PCB Outline: The most frequent mistakes in PCB data

The PCB outline is one of the most basic elements in a design and still the most common DRC-related issue. The PCB outline appears geometrically complete and visually correct in the design tool.
However, small inconsistencies such as gaps, overlaps, or conflicting segments may remain undetected by the CAM DRC/DFM checks and thus lead to misinterpretation in production preparation (CAM).
What the PCB outline defines
The PCB outline defines the physical border of the PCB, from simple rectangles to complex shapes.
In manufacturing It defines:
- Routing and panelisation
- Depanelisation strategy
- Mechanical fit
- Copper-to-edge of PCB clearance
- Milling paths
Even small errors can directly affect manufacturability.
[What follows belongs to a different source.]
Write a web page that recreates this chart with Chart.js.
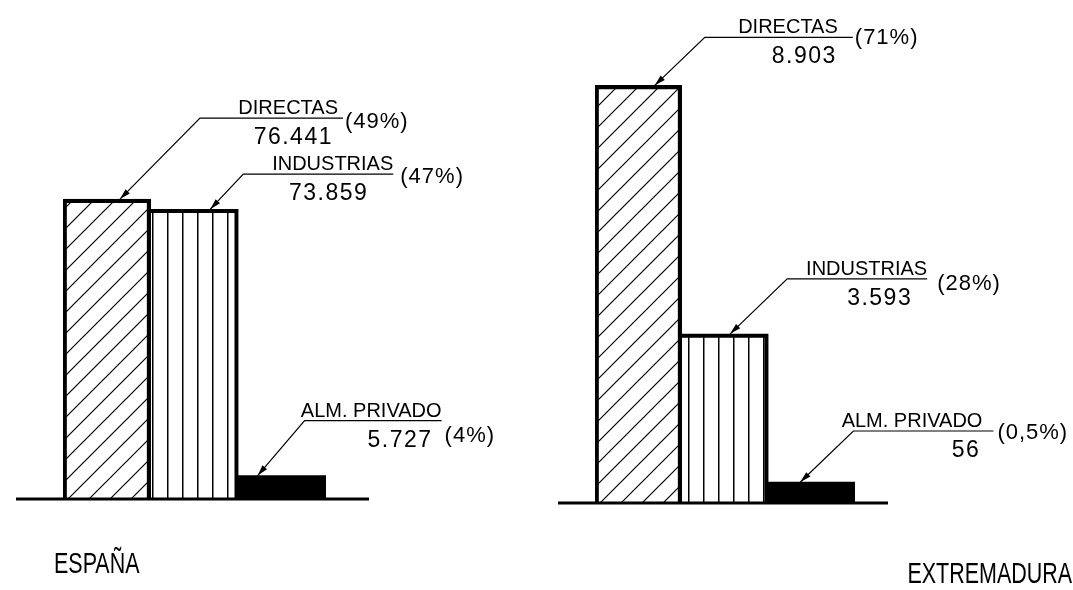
<!DOCTYPE html>
<html>
<head>
<meta charset="utf-8">
<script src="https://cdn.jsdelivr.net/npm/chart.js@4.4.0/dist/chart.umd.min.js"></script>
<style>
body { margin: 0; background: #fff; width: 1073px; height: 590px; overflow: hidden; position: relative; }
canvas { position: absolute; top: 0; }
#espana { left: 0; }
#extremadura { left: 536px; }
</style>
</head>
<body>
<canvas id="espana" width="536" height="590"></canvas>
<canvas id="extremadura" width="537" height="590"></canvas>
<script>
// data
var categories = ['DIRECTAS', 'INDUSTRIAS', 'ALM. PRIVADO'];
var regions = ['ESPAÑA', 'EXTREMADURA'];
var espanaValues = [76441, 73859, 5727];
var espanaShares = [49, 47, 4];
var extremaduraValues = [8903, 3593, 56];
var extremaduraShares = [71, 28, 0.5];

// hatch fills
function diagHatch() {
    var s = 21;
    var c = document.createElement('canvas');
    c.width = s; c.height = s;
    var g = c.getContext('2d');
    g.strokeStyle = '#000';
    g.lineWidth = 1.2;
    g.beginPath();
    g.moveTo(0, s); g.lineTo(s, 0);
    g.moveTo(-2, 2); g.lineTo(2, -2);
    g.moveTo(s - 2, s + 2); g.lineTo(s + 2, s - 2);
    g.stroke();
    return g.createPattern(c, 'repeat');
}
function vertHatch() {
    var c = document.createElement('canvas');
    c.width = 15; c.height = 4;
    var g = c.getContext('2d');
    g.fillStyle = '#000';
    g.fillRect(2, 0, 1.5, 4);
    return g.createPattern(c, 'repeat');
}
var fills = [diagHatch(), vertHatch(), '#000'];
var edges = [
    { top: 3.5, left: 3.5, right: 3.5, bottom: 0 },
    { top: 3.5, left: 0, right: 3.5, bottom: 0 },
    0
];

function groupDots(n) {
    return String(n).replace(/\B(?=(\d{3})+(?!\d))/g, '.');
}
function shareText(p) {
    return '(' + String(p).replace('.', ',') + '%)';
}

// ─── ANNOTATIONS ────────────────────────────────────────────────
function drawExtras(chart, panel) {
    var ctx = chart.ctx;
    var area = chart.chartArea;
    var y0 = chart.scales.y.getPixelForValue(0);
    ctx.save();
    ctx.strokeStyle = '#000';
    ctx.fillStyle = '#000';

    ctx.lineWidth = 3;
    ctx.beginPath();
    ctx.moveTo(area.left - panel.baseLeft, y0 + 1);
    ctx.lineTo(area.right + panel.baseRight, y0 + 1);
    ctx.stroke();

    var bars = chart.getDatasetMeta(0).data;
    for (var i = 0; i < bars.length; i++) {
        var bar = bars[i];
        var note = panel.notes[i];
        var tipX = bar.x - bar.width / 2 + note.tip * bar.width;
        var tipY = bar.y;
        var ex = tipX + note.dx;
        var ey = tipY - note.dy;
        var endX = ex + note.len;

        ctx.lineWidth = 1.2;
        ctx.beginPath();
        ctx.moveTo(tipX, tipY);
        ctx.lineTo(ex, ey);
        ctx.lineTo(endX, ey);
        ctx.stroke();

        var a = Math.atan2(tipY - ey, tipX - ex);
        ctx.beginPath();
        ctx.moveTo(tipX, tipY);
        ctx.lineTo(tipX - 11 * Math.cos(a) + 3 * Math.sin(a), tipY - 11 * Math.sin(a) - 3 * Math.cos(a));
        ctx.lineTo(tipX - 11 * Math.cos(a) - 3 * Math.sin(a), tipY - 11 * Math.sin(a) + 3 * Math.cos(a));
        ctx.closePath();
        ctx.fill();

        ctx.textAlign = 'right';
        ctx.textBaseline = 'alphabetic';
        ctx.font = '20px "Liberation Sans", Arial, sans-serif';
        ctx.letterSpacing = '0px';
        ctx.fillText(chart.data.labels[i], endX - note.labelInset, ey - 4);

        ctx.font = '23px "Liberation Sans", Arial, sans-serif';
        ctx.letterSpacing = '1.5px';
        ctx.fillText(groupDots(chart.data.datasets[0].data[i]), endX - note.valueInset, ey + 26);

        ctx.font = '22px "Liberation Sans", Arial, sans-serif';
        ctx.textAlign = 'left';
        ctx.textBaseline = 'middle';
        ctx.letterSpacing = '1px';
        ctx.fillText(shareText(panel.shares[i]), endX + note.pctGap, ey + note.pctDy);
    }

    // condensed region name
    ctx.letterSpacing = '0px';
    ctx.font = '29px "Liberation Sans", Arial, sans-serif';
    ctx.textAlign = panel.titleAlign;
    ctx.textBaseline = 'alphabetic';
    ctx.translate(panel.titleX, panel.titleY);
    ctx.scale(0.74, 1);
    ctx.fillText(panel.title, 0, 0);
    ctx.restore();
}

function makePanel(id, values, panel) {
    return new Chart(document.getElementById(id), {
        type: 'bar',
        data: {
            labels: categories,
            datasets: [{
                data: values,
                backgroundColor: fills,
                borderColor: '#000',
                borderWidth: function (c) { return edges[c.dataIndex]; },
                categoryPercentage: 1,
                barPercentage: 1,
                minBarLength: 20
            }]
        },
        options: {
            responsive: false,
            animation: false,
            devicePixelRatio: 1,
            layout: { padding: panel.padding },
            scales: {
                x: { display: false },
                y: { display: false, min: 0, max: panel.yMax }
            },
            plugins: { legend: { display: false }, tooltip: { enabled: false } }
        },
        plugins: [{
            id: 'sketch',
            afterDraw: function (chart) { drawExtras(chart, panel); }
        }]
    });
}

makePanel('espana', espanaValues, {
    title: regions[0], titleX: 54, titleY: 573, titleAlign: 'left',
    shares: espanaShares,
    yMax: 100000,
    padding: { left: 63, right: 210, top: 107, bottom: 92 },
    baseLeft: 47, baseRight: 43,
    notes: [
        { tip: 0.65, dx: 80, dy: 81, len: 143, labelInset: 5, valueInset: 10, pctGap: 2, pctDy: 4 },
        { tip: 0.68, dx: 33, dy: 35, len: 150, labelInset: 0, valueInset: 25, pctGap: 7, pctDy: 3 },
        { tip: 0.22, dx: 47, dy: 55, len: 137, labelInset: 0, valueInset: 9, pctGap: 3, pctDy: 15 }
    ]
});

makePanel('extremadura', extremaduraValues, {
    title: regions[1], titleX: 536, titleY: 583, titleAlign: 'right',
    shares: extremaduraShares,
    yMax: 10000,
    padding: { left: 59, right: 218, top: 34, bottom: 88 },
    baseLeft: 37, baseRight: 33,
    notes: [
        { tip: 0.69, dx: 50, dy: 48, len: 148, labelInset: 15, valueInset: 16, pctGap: 2, pctDy: 1 },
        { tip: 0.56, dx: 57, dy: 55, len: 140, labelInset: 0, valueInset: 15, pctGap: 10, pctDy: 5 },
        { tip: 0.37, dx: 53, dy: 51, len: 140, labelInset: 11, valueInset: 13, pctGap: 4, pctDy: 2 }
    ]
});
</script>
</body>
</html>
Typical outline issues seen in production data
In daily manufacturing checks, the same pattern of issues appears repeatedly:
- The outline is not a closed shape
- Tiny gaps between segments that are not visible at normal zoom level
- Overlapping or duplicated line segments
- Hidden geometry caused by other design layers
- Small kinks, stubs, or unintended vertices
In CAD these may look insignificant. In CAM they can lead to incorrect interpretation of the PCB border or milling errors.
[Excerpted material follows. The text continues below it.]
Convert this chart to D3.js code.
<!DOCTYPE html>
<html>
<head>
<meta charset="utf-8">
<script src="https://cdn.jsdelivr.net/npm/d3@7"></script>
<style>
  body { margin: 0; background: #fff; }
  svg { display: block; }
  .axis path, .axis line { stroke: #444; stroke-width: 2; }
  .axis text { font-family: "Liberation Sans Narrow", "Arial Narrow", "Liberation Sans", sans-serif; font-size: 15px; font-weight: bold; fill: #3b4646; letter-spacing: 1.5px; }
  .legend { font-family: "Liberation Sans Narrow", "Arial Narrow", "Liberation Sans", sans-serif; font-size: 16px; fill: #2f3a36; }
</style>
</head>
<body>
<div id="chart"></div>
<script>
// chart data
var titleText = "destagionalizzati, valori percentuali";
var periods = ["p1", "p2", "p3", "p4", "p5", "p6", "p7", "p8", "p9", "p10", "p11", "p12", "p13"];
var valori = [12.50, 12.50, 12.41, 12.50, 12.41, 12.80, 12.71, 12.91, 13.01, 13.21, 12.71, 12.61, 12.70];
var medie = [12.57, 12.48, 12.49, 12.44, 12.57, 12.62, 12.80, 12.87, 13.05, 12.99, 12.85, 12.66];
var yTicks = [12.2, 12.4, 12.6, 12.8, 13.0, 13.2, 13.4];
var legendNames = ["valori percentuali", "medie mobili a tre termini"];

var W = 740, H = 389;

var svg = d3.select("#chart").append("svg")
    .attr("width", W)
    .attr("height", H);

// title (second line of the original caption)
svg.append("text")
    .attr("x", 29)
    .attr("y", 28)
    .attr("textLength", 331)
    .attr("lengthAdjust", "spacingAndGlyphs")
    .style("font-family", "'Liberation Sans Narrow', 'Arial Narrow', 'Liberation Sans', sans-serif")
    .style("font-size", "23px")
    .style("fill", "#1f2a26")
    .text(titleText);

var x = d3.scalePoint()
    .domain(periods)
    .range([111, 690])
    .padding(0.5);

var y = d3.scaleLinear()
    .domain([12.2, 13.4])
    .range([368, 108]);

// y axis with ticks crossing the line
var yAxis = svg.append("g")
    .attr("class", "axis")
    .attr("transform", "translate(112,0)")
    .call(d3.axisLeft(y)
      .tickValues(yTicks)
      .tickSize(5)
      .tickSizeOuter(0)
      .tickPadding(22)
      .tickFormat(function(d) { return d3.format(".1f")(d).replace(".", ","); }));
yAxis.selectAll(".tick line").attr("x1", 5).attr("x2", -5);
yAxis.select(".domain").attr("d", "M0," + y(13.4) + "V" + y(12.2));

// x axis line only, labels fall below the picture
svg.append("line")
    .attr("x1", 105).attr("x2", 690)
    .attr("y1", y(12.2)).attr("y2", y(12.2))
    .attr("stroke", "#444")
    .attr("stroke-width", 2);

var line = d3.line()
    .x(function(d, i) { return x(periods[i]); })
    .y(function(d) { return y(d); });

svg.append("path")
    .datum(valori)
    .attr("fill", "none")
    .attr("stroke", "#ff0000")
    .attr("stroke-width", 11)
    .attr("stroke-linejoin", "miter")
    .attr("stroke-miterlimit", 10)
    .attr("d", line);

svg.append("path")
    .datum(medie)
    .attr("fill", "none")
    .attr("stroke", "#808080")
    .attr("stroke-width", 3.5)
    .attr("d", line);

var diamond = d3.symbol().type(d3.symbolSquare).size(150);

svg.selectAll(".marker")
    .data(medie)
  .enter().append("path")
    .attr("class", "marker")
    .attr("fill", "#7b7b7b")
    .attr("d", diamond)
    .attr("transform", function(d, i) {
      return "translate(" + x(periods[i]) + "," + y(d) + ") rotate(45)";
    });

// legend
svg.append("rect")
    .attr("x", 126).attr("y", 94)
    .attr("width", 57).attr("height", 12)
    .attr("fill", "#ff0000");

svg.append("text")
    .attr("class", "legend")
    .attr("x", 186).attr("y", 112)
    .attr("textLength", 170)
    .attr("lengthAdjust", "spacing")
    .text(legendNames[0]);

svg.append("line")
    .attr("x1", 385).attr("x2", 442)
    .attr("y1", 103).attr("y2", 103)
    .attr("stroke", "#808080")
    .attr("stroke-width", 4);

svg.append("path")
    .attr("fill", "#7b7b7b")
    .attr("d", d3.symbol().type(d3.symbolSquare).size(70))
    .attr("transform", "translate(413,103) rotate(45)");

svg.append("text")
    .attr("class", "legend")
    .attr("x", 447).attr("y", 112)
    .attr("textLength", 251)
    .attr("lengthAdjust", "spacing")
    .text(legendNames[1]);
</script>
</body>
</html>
Missing contour segments or open connections can prevent the outline from being correctly interpreted during manufacturing.
Why DRC does not always detect the problem
Design Rule Checks (DRCs) are generally reliable; however, they are not always fully dependable for verifying mechanical geometry. Very small discontinuities or conflicting definitions may go undetected because:
- Gaps are below minimum geometric tolerance thresholds
- Duplicate or conflicting outline definitions exist
- The outline is visually correct but topologically inconsistent
As a result, a final manual inspection remains essential.
“A simple zoomed-in review of the entire outline is often enough to identify issues before release,” explains Saar Drimer in the blog “Let’s talk about outlines”.
As a Hardware designer and technical editor, he highlights that the PCB outline is not just geometry, but the transition from design intent to manufacturable data. He also emphasises that the depanelisation strategy must already be considered when defining the outline.
CAD-to-CAM validation
At Eurocircuits, checking the board outline is fully integrated into the Visualizer workflow. In line with the principle “right first time for manufacturing”, errors are made visible before production starts.
Where necessary, issues are flagged for manual correction. The Outline Editor enables direct fixes within the same workflow:
- Repair of broken or open contours
- Adjustment of misaligned segments
- Cleaning or simplification of geometry
- Verification of copper-to-edge clearances
All changes are immediately re-evaluated for manufacturability.


Conclusion
The PCB outline is often treated as a simple drawing task, but it is one of the most critical transition points between CAD intent and CAM execution. Small geometric inconsistencies can still block reliable manufacturing even when all electrical design rules are fulfilled.